> _Work to do_
Extract from the listing each line in which the word "this" appears.

--- Begin ---

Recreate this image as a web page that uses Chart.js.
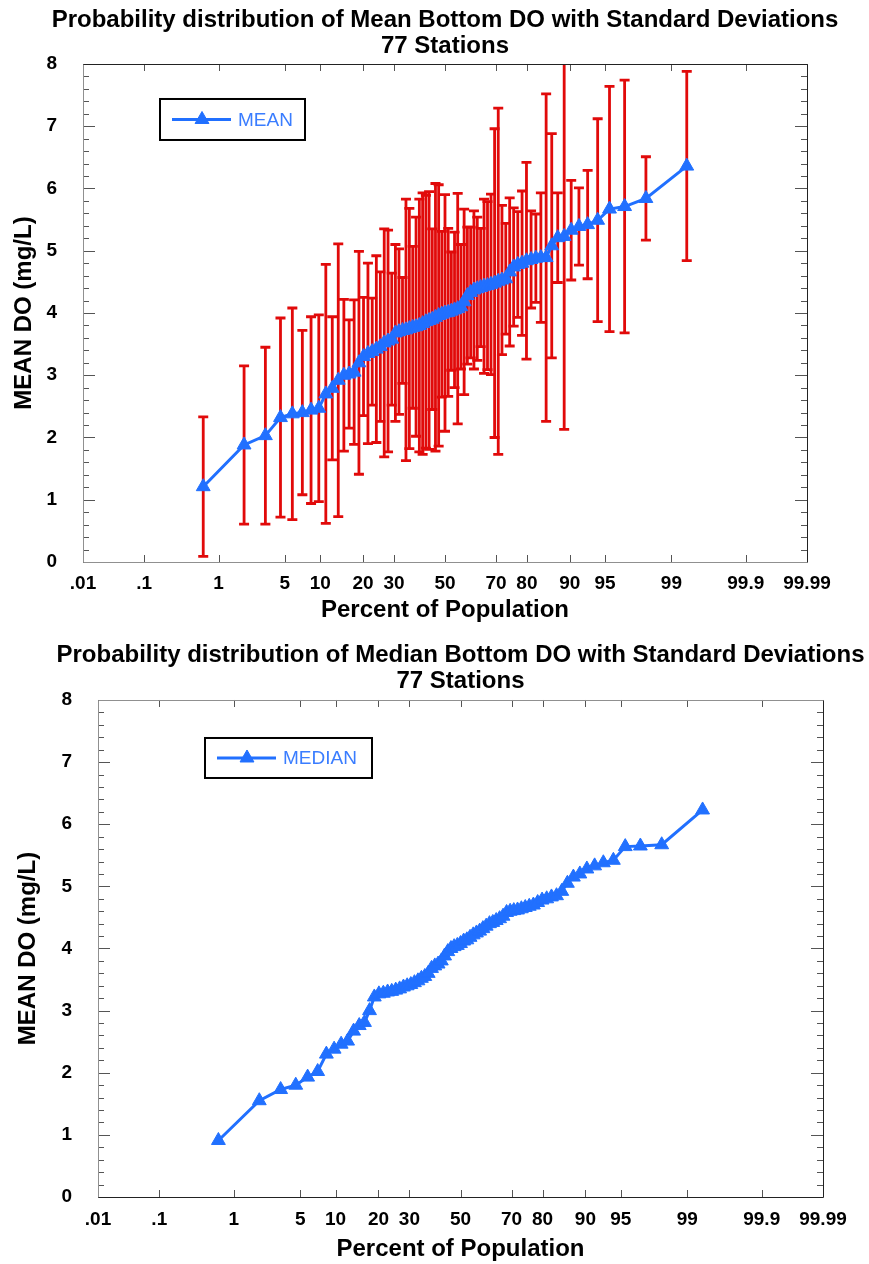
<!DOCTYPE html>
<html>
<head>
<meta charset="utf-8">
<title>Probability distribution of Bottom DO - 77 Stations</title>
<script src="https://cdn.jsdelivr.net/npm/chart.js@4.4.1/dist/chart.umd.min.js"></script>
<style>
  html, body { margin: 0; padding: 0; background: #fff; }
  canvas { position: absolute; left: 0; }
</style>
</head>
<body>
<canvas id="meanChart" width="869" height="628" style="top:0"></canvas>
<canvas id="medianChart" width="869" height="634" style="top:630px"></canvas>
<script>
// plotting position of each of the 77 stations (percent of population)
var percentOfPopulation = [
  0.65, 1.95, 3.25, 4.55, 5.84, 7.14, 8.44, 9.74, 11.04, 12.34,
  13.64, 14.94, 16.23, 17.53, 18.83, 20.13, 21.43, 22.73, 24.03, 25.32,
  26.62, 27.92, 29.22, 30.52, 31.82, 33.12, 34.42, 35.71, 37.01, 38.31,
  39.61, 40.91, 42.21, 43.51, 44.81, 46.10, 47.40, 48.70, 50.00, 51.30,
  52.60, 53.90, 55.19, 56.49, 57.79, 59.09, 60.39, 61.69, 62.99, 64.29,
  65.58, 66.88, 68.18, 69.48, 70.78, 72.08, 73.38, 74.68, 75.97, 77.27,
  78.57, 79.87, 81.17, 82.47, 83.77, 85.06, 86.36, 87.66, 88.96, 90.26,
  91.56, 92.86, 94.16, 95.45, 96.75, 98.05, 99.35
];

// sorted station means (mg/L)
var meanDO = [
  1.21, 1.88, 2.03, 2.32, 2.38, 2.40, 2.44, 2.47, 2.70, 2.79,
  2.92, 3.00, 3.02, 3.05, 3.20, 3.30, 3.35, 3.38, 3.42, 3.46,
  3.52, 3.55, 3.58, 3.68, 3.70, 3.72, 3.73, 3.75, 3.77, 3.78,
  3.80, 3.83, 3.86, 3.88, 3.90, 3.93, 3.96, 3.98, 4.00, 4.01,
  4.03, 4.05, 4.07, 4.10, 4.18, 4.28, 4.33, 4.37, 4.39, 4.41,
  4.43, 4.44, 4.46, 4.48, 4.51, 4.53, 4.55, 4.66, 4.74, 4.78,
  4.80, 4.84, 4.86, 4.88, 4.89, 4.89, 5.08, 5.21, 5.23, 5.33,
  5.39, 5.42, 5.49, 5.67, 5.71, 5.84, 6.36
];

// standard deviation for each mean
var stdDevDO = [
  1.12, 1.27, 1.42, 1.60, 1.70, 1.32, 1.50, 1.50, 2.08, 1.15,
  2.19, 1.22, 0.87, 1.16, 1.79, 0.95, 1.45, 0.86, 1.50, 1.20,
  1.83, 1.78, 1.06, 1.42, 1.33, 0.85, 2.10, 1.93, 1.30, 1.76,
  2.03, 2.10, 2.03, 2.07, 1.45, 2.15, 2.10, 1.33, 1.90, 1.35,
  0.95, 1.25, 1.85, 1.00, 1.49, 1.10, 1.05, 1.27, 1.15, 0.95,
  1.40, 1.35, 1.45, 2.48, 2.78, 1.20, 0.89, 1.19, 0.95, 0.85,
  1.16, 1.58, 0.78, 0.71, 1.04, 2.63, 1.80, 0.72, 3.10, 0.80,
  0.62, 0.87, 1.63, 1.97, 2.03, 0.67, 1.52
];

// sorted station medians (mg/L)
var medianDO = [
  0.91, 1.55, 1.73, 1.80, 1.93, 2.02, 2.30, 2.38, 2.46, 2.51,
  2.67, 2.76, 2.81, 3.00, 3.22, 3.27, 3.28, 3.30, 3.31, 3.33,
  3.35, 3.38, 3.40, 3.42, 3.45, 3.48, 3.52, 3.55, 3.60, 3.68,
  3.72, 3.75, 3.80, 3.88, 3.95, 4.00, 4.03, 4.05, 4.08, 4.12,
  4.14, 4.18, 4.22, 4.25, 4.28, 4.32, 4.36, 4.40, 4.42, 4.45,
  4.48, 4.52, 4.58, 4.60, 4.61, 4.62, 4.64, 4.66, 4.68, 4.70,
  4.74, 4.78, 4.80, 4.83, 4.85, 4.92, 5.05, 5.15, 5.20, 5.28,
  5.33, 5.38, 5.42, 5.64, 5.65, 5.67, 6.23
];

var xTickValues = [0.01, 0.1, 1, 5, 10, 20, 30, 50, 70, 80, 90, 95, 99, 99.9, 99.99];
var xTickLabels = ['.01', '.1', '1', '5', '10', '20', '30', '50', '70', '80', '90', '95', '99', '99.9', '99.99'];

var BLUE = '#2170ff';
var RED = '#e10a0a';
var FONT = "'Liberation Sans', Arial, sans-serif";

Chart.defaults.font.family = FONT;
Chart.defaults.color = '#000';

// inverse normal CDF (Acklam), used by the probability axis
function probit(p) {
  var a = [-3.969683028665376e+01, 2.209460984245205e+02, -2.759285104469687e+02, 1.383577518672690e+02, -3.066479806614716e+01, 2.506628277459239e+00];
  var b = [-5.447609879822406e+01, 1.615858368580409e+02, -1.556989798598866e+02, 6.680131188771972e+01, -1.328068155288572e+01];
  var c = [-7.784894002430293e-03, -3.223964580411365e-01, -2.400758277161838e+00, -2.549671464308169e+00, 4.374664141464968e+00, 2.938163982698783e+00];
  var d = [7.784695709041462e-03, 3.224671290700398e-01, 2.445134137142996e+00, 3.754408661907416e+00];
  var plow = 0.02425, q, r;
  if (p < plow) {
    q = Math.sqrt(-2 * Math.log(p));
    return (((((c[0]*q+c[1])*q+c[2])*q+c[3])*q+c[4])*q+c[5]) / ((((d[0]*q+d[1])*q+d[2])*q+d[3])*q+1);
  }
  if (p > 1 - plow) {
    q = Math.sqrt(-2 * Math.log(1 - p));
    return -(((((c[0]*q+c[1])*q+c[2])*q+c[3])*q+c[4])*q+c[5]) / ((((d[0]*q+d[1])*q+d[2])*q+d[3])*q+1);
  }
  q = p - 0.5; r = q * q;
  return (((((a[0]*r+a[1])*r+a[2])*r+a[3])*r+a[4])*r+a[5])*q / (((((b[0]*r+b[1])*r+b[2])*r+b[3])*r+b[4])*r+1);
}

// normal probability axis, values in percent
class ProbabilityScale extends Chart.LinearScale {
  determineDataLimits() {
    this.min = xTickValues[0];
    this.max = xTickValues[xTickValues.length - 1];
  }
  buildTicks() {
    return xTickValues.map(function (v) { return { value: v }; });
  }
  configure() {
    super.configure();
    this._zMin = probit(this.min / 100);
    this._zMax = probit(this.max / 100);
  }
  getPixelForValue(value) {
    return this.getPixelForDecimal((probit(value / 100) - this._zMin) / (this._zMax - this._zMin));
  }
}
ProbabilityScale.id = 'probability';
Chart.register(ProbabilityScale);

// red +/- 1 SD bars, drawn under the line
var errorBars = {
  id: 'errorBars',
  beforeDatasetsDraw: function (chart, args, opts) {
    if (!opts.sd) return;
    var ctx = chart.ctx, area = chart.chartArea, x = chart.scales.x, y = chart.scales.y;
    ctx.save();
    ctx.beginPath();
    ctx.rect(area.left, area.top, area.width, area.height);
    ctx.clip();
    ctx.strokeStyle = opts.color;
    ctx.lineWidth = opts.width;
    percentOfPopulation.forEach(function (p, i) {
      var px = x.getPixelForValue(p);
      var hi = y.getPixelForValue(opts.center[i] + opts.sd[i]);
      var lo = y.getPixelForValue(opts.center[i] - opts.sd[i]);
      ctx.beginPath();
      ctx.moveTo(px, hi); ctx.lineTo(px, lo);
      ctx.moveTo(px - opts.cap, hi); ctx.lineTo(px + opts.cap, hi);
      ctx.moveTo(px - opts.cap, lo); ctx.lineTo(px + opts.cap, lo);
      ctx.stroke();
    });
    ctx.restore();
  }
};

// frame, inward tick marks and the boxed legend
var probFrame = {
  id: 'probFrame',
  afterDatasetsDraw: function (chart, args, opts) {
    var ctx = chart.ctx, a = chart.chartArea, x = chart.scales.x, y = chart.scales.y;
    ctx.save();
    ctx.lineWidth = 1;
    ctx.strokeStyle = '#555';
    ctx.beginPath();
    for (var k = 0; k <= 40; k++) {
      var py = Math.round(y.getPixelForValue(k / 5)) + 0.5;
      var len = k % 5 === 0 ? 12 : 6;
      ctx.moveTo(a.left, py); ctx.lineTo(a.left + len, py);
      ctx.moveTo(a.right, py); ctx.lineTo(a.right - len, py);
    }
    x.ticks.forEach(function (t) {
      var px = Math.round(x.getPixelForValue(t.value)) + 0.5;
      ctx.moveTo(px, a.bottom); ctx.lineTo(px, a.bottom - 7);
      ctx.moveTo(px, a.top); ctx.lineTo(px, a.top + 7);
    });
    ctx.stroke();

    var L = Math.round(a.left) + 0.5, R = Math.round(a.right) + 0.5;
    var T = Math.round(a.top) + 0.5, B = Math.round(a.bottom) + 0.5;
    var sides = [[L, T, L, B, opts.left], [L, B, R, B, opts.bottom], [R, T, R, B, opts.right], [L, T, R, T, opts.top]];
    sides.forEach(function (s) {
      ctx.strokeStyle = s[4];
      ctx.beginPath(); ctx.moveTo(s[0], s[1]); ctx.lineTo(s[2], s[3]); ctx.stroke();
    });

    var lg = opts.legend;
    var ds = chart.data.datasets[0];
    var bx = a.left + lg.x, by = a.top + lg.y, cy = by + lg.h / 2;
    ctx.fillStyle = '#fff';
    ctx.fillRect(bx, by, lg.w, lg.h);
    ctx.lineWidth = 2;
    ctx.strokeStyle = '#000';
    ctx.strokeRect(bx, by, lg.w, lg.h);
    ctx.lineWidth = 3;
    ctx.strokeStyle = ds.borderColor;
    ctx.beginPath(); ctx.moveTo(bx + 12, cy); ctx.lineTo(bx + 71, cy); ctx.stroke();
    ctx.fillStyle = ds.backgroundColor;
    ctx.lineWidth = 1;
    Chart.helpers.drawPoint(ctx, { pointStyle: 'triangle', radius: 8, borderWidth: 1, rotation: 0 }, bx + 42, cy);
    ctx.font = '19px ' + FONT;
    ctx.fillStyle = '#3a7dff';
    ctx.textBaseline = 'middle';
    ctx.textAlign = 'left';
    ctx.fillText(ds.label, bx + 78, cy + 1);
    ctx.restore();
  }
};

// centre the title over the plot area without squeezing it to the plot width
var titleCentre = {
  id: 'titleCentre',
  afterLayout: function (chart) {
    var t = chart.titleBlock, c = (chart.chartArea.left + chart.chartArea.right) / 2;
    t.left = c - 430; t.right = c + 430; t.width = 860;
  }
};

function buildOptions(cfg) {
  return {
    responsive: false,
    animation: false,
    events: [],
    layout: { padding: { right: cfg.padRight } },
    scales: {
      x: {
        type: 'probability',
        position: 'bottom',
        grid: { display: false },
        border: { display: false },
        ticks: {
          autoSkip: false, maxRotation: 0, padding: cfg.xTickPad,
          font: { size: 19, weight: 'bold' },
          callback: function (v, i) { return xTickLabels[i]; }
        },
        title: {
          display: true, text: 'Percent of Population',
          font: { size: 24, weight: 'bold', lineHeight: 1.2 },
          padding: { top: 0, bottom: cfg.xTitlePad }
        },
        afterFit: function (s) { s.height = cfg.xHeight; }
      },
      y: {
        min: 0, max: 8,
        grid: { display: false },
        border: { display: false },
        ticks: { stepSize: 1, padding: 18, font: { size: 19, weight: 'bold' } },
        title: {
          display: true, text: 'MEAN DO (mg/L)',
          font: { size: 24, weight: 'bold', lineHeight: 1.2 },
          padding: { top: cfg.yTitlePad, bottom: 0 }
        },
        afterFit: function (s) { s.width = cfg.yWidth; }
      }
    },
    plugins: {
      legend: { display: false },
      tooltip: { enabled: false },
      title: {
        display: true, fullSize: false,
        text: cfg.title,
        font: { size: 24, weight: 'bold', lineHeight: 1.104 },
        padding: { top: cfg.titleTop, bottom: cfg.titleBottom }
      },
      errorBars: cfg.errorBars || {},
      probFrame: cfg.frame
    }
  };
}

var meanChart = new Chart(document.getElementById('meanChart'), {
  type: 'scatter',
  data: {
    datasets: [{
      label: 'MEAN',
      data: percentOfPopulation.map(function (p, i) { return { x: p, y: meanDO[i] }; }),
      showLine: true,
      borderColor: BLUE, backgroundColor: BLUE,
      borderWidth: 3,
      pointStyle: 'triangle', pointRadius: 8, pointBorderWidth: 1
    }]
  },
  options: buildOptions({
    title: ['Probability distribution of Mean Bottom DO with Standard Deviations', '77 Stations'],
    titleTop: 7, titleBottom: 4,
    padRight: 62, yWidth: 83, yTitlePad: 10, xHeight: 66, xTitlePad: 3, xTickPad: 2,
    errorBars: { center: meanDO, sd: stdDevDO, color: RED, width: 2.8, cap: 5 },
    frame: {
      left: '#909090', bottom: '#909090', right: '#222', top: '#222',
      legend: { x: 77, y: 35, w: 145, h: 41 }
    }
  }),
  plugins: [errorBars, probFrame, titleCentre]
});

var medianChart = new Chart(document.getElementById('medianChart'), {
  type: 'scatter',
  data: {
    datasets: [{
      label: 'MEDIAN',
      data: percentOfPopulation.map(function (p, i) { return { x: p, y: medianDO[i] }; }),
      showLine: true,
      borderColor: BLUE, backgroundColor: BLUE,
      borderWidth: 3,
      pointStyle: 'triangle', pointRadius: 8, pointBorderWidth: 1
    }]
  },
  options: buildOptions({
    title: ['Probability distribution of Median Bottom DO with Standard Deviations', '77 Stations'],
    titleTop: 12, titleBottom: 5,
    padRight: 46, yWidth: 98, yTitlePad: 14, xHeight: 67, xTitlePad: 0, xTickPad: 3,
    frame: {
      left: '#909090', top: '#909090', right: '#222', bottom: '#222',
      legend: { x: 107, y: 38, w: 167, h: 40 }
    }
  }),
  plugins: [errorBars, probFrame, titleCentre]
});
</script>
</body>
</html>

--- End ---

> _Response_
Recreate this image as a web page that uses Chart.js.
    this.min = xTickValues[0];
    this.max = xTickValues[xTickValues.length - 1];
    this._zMin = probit(this.min / 100);
    this._zMax = probit(this.max / 100);
    return this.getPixelForDecimal((probit(value / 100) - this._zMin) / (this._zMax - this._zMin));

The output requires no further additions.